By Ibrahim J. Conteh
Dr. Patrick M. Korwama, a seasoned researcher and renowned educationist on Thursday 1st July 2021 thrilled students, staff and the public at a well-attended Public Lecture delivered at the Great Hall of the Milton Margai College of Education and Technology, Goderich Campus in Freetown.
The theme for the Public Lecture was “The Role of Technical University in National Development.”
In his opening statement, Dr. Korwama highlighted the need for such an engagement with the student body and staff of the college noting that science education is very important in the development of any nation and that a Technical University is critical in improving productivity and enhancing efficiency for better participation in economic development underscoring that many of the developing countries were able to achieve so much in science and technology because of their investments in technical fields of higher institutions of learning.
He further pointed out that education for sustainable development covers different areas from elementary to university pointing out that one of these areas is Technical and Vocational Education and Training (TVET), the type of education that emphasizes on the acquisition and application of the skills, knowledge and attitudes required for employment in a particular occupation in any field of social and economic activity.
Dr. Patrick M. Korwama also maintained that over the years, Sierra Leoneans got it wrong as a nation for considering TVET as a separate sector rather than an integral part or vital component of the country’s educational system that leads to the acquisition of knowledge and expertise relevant to society and the development of a nation underscoring that this is one of many reasons why even the brighter students from primary schools would go to study Roman Culture at Fourah Bay College (FBC) rather than TVET institutions stressing that understanding the meaning of what Technical Education entails is critical in the development of skills and knowledge in a manner which aligns it to a particular area of labour market and directly supports its practical application.
Dr. Korwama emphasized that Technical Education systems play a crucial role in the social and economic development of a nation, that owing to its dynamic nature, Technical Education is continuously subject to the forces driving change in the schools, industry and society and reiterated the need for Sierra Leone as a nation to invest heavily in Technical Education affirming that the more money we spend on education, the better the outcome in the coming years and lauded the efforts of government in allotting 20% of the national budget to education which he reiterated is a step in the right direction in providing the needed resources in building the human capital.
In his PowerPoint presentation, Dr. Korwama displayed the global ranking of the top ten (10) Universities of Science and Technology in Africa, in which the first and second ranking positions in the continent are in 1414 and 1525 in the global ranking respectively, an indication that the continent has not given much priority to technical education of higher learning articulating that the Universities of Technology are key to economic development, employment and the necessity to raise the productivity of the informal sector.
He disclosed, “In some countries in sub-Sahara African in particular, governments are renewing efforts to promote Technical and Vocational Education and Training (TVET) with the conviction that development of skills enhances productivity and sustains competiveness in the global economy.
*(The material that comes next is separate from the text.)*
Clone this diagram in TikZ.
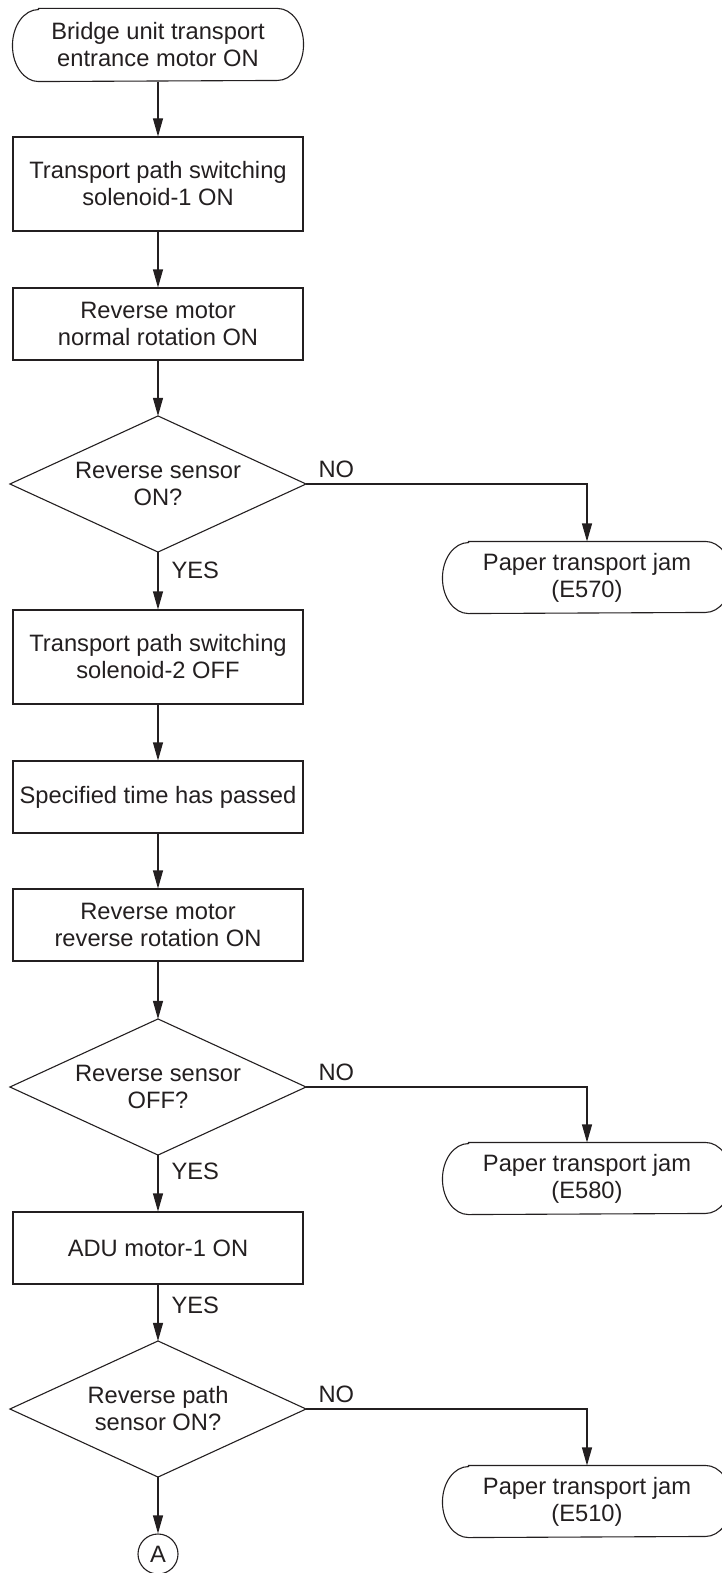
\documentclass[tikz,border=0pt]{standalone}
\usepackage{fontspec}
\setmainfont{Liberation Sans}
\usetikzlibrary{arrows.meta,calc}
\definecolor{ink}{HTML}{231F20}
\newcommand{\termshape}[2]{\draw ($(#1.north west)+(26,0)$) -- ($(#1.north east)+(-26,0)$) arc[start angle=90,end angle=-90,x radius=26pt,y radius=#2pt] -- ($(#1.south west)+(26,0)$) arc[start angle=270,end angle=90,x radius=26pt,y radius=#2pt] -- cycle;}
\newcommand{\decshape}[1]{\draw (#1.west) -- (#1.north) -- (#1.east) -- (#1.south) -- cycle;}
\begin{document}
\begin{tikzpicture}[x=1pt,y=1pt,line width=1.1pt,color=ink,
  every node/.style={font=\fontsize{23.7}{27}\selectfont,align=center,inner sep=0pt},
  box/.style={draw,rectangle,minimum width=290pt},
  term/.style={rectangle,minimum width=290pt,minimum height=72pt},
  term2/.style={rectangle,minimum width=288pt,minimum height=71pt},
  dec/.style={rectangle,minimum width=295pt,minimum height=135pt},
  arr/.style={-{Triangle[length=18pt,width=10pt]}},
  lbl/.style={anchor=west}]
\useasboundingbox (0,0) rectangle (721,-1573);
% main column
\node[term] (t0) at (158,-45) {Bridge unit transport\\entrance motor ON};
\termshape{t0}{36}
\node[box,minimum height=94pt] (b1) at (158,-184) {Transport path switching\\solenoid-1 ON};
\node[box,minimum height=72pt] (b2) at (158,-324) {Reverse motor\\normal rotation ON};
\node[dec] (d1) at (158,-484) {Reverse sensor\\ON?};
\decshape{d1}
\node[box,minimum height=94pt] (b3) at (158,-657) {Transport path switching\\solenoid-2 OFF};
\node[box,minimum height=72pt] (b4) at (158,-797) {Specified time has passed};
\node[box,minimum height=72pt] (b5) at (158,-925) {Reverse motor\\reverse rotation ON};
\node[dec] (d2) at (158,-1087) {Reverse sensor\\OFF?};
\decshape{d2}
\node[box,minimum height=72pt] (b6) at (158,-1248) {ADU motor-1 ON};
\node[dec] (d3) at (158,-1409) {Reverse path\\sensor ON?};
\decshape{d3}
\node[circle,draw,minimum size=40pt] (ca) at (158,-1554) {A};
% right terminals
\node[term2] (t1) at (587,-577.5) {Paper transport jam\\(E570)};
\termshape{t1}{35.5}
\node[term2] (t2) at (587,-1178.5) {Paper transport jam\\(E580)};
\termshape{t2}{35.5}
\node[term2] (t3) at (587,-1501.5) {Paper transport jam\\(E510)};
\termshape{t3}{35.5}
% connectors
\draw[arr] (t0.south) -- (b1.north);
\draw[arr] (b1.south) -- (b2.north);
\draw[arr] (b2.south) -- (d1.north);
\draw[arr] (d1.south) -- (b3.north);
\draw[arr] (b3.south) -- (b4.north);
\draw[arr] (b4.south) -- (b5.north);
\draw[arr] (b5.south) -- (d2.north);
\draw[arr] (d2.south) -- (b6.north);
\draw[arr] (b6.south) -- (d3.north);
\draw[arr] (d3.south) -- (ca.north);
\draw[arr] (d1.east) -| (t1.north);
\draw[arr] (d2.east) -| (t2.north);
\draw[arr] (d3.east) -| (t3.north);
% labels
\node[lbl] (no1) at ($(d1.east)+(12,15)$) {NO};
\node[lbl] (no2) at ($(d2.east)+(12,15)$) {NO};
\node[lbl] (no3) at ($(d3.east)+(12,15)$) {NO};
\node[lbl] (yes1) at ($(d1.south)+(13,-18)$) {YES};
\node[lbl] (yes2) at ($(d2.south)+(13,-16)$) {YES};
\node[lbl] (yes3) at ($(b6.south)+(13,-21)$) {YES};
\end{tikzpicture}
\end{document}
Furthermore, the characteristic of a Technical University focuses on the creation, enhancement and application of technical knowledge to affect the growth of entrepreneur and enhance productivity in the economy.”
According to Dr. Korwama, successive governments in Sierra Leone have not given much attention to this aspect of education, that consequently, the society lacks skilled technicians and innovators that has given rise to youth unemployment due to the lack of employability skills that are often acquired from Technical Universities and Colleges asserting that most analysts agree that today’s employers’ demand more skills than they are had in the past highlighting several reports indicating factors that have contributed to the rising demand for skills in the labor market to include technological and organizational change, trade, deregulation of key industries and the decline of unions, especially developing countries like Sierra Leone that needs balanced development through all of the educational sectors in order to make significant progress in terms of national development.
Concluding, Dr. Korwama maintained that Technical Education ensures that graduates from the various educational institutions have the necessary knowledge and skills for the many new jobs which are created in a rapidly growing economy highlighting the need for Sierra Leone to focus on Information, Communication Technology (ICT) and Science, Technology, Engineering and Mathematics (STEM) as the bedrock of Universities of Technology.
Earlier, the principal of MMCET, Dr. Philip John Kanu welcomed all at the ceremony and introduced Dr. Patrick M. Korwama while the question and answer session climaxed the well-attended event.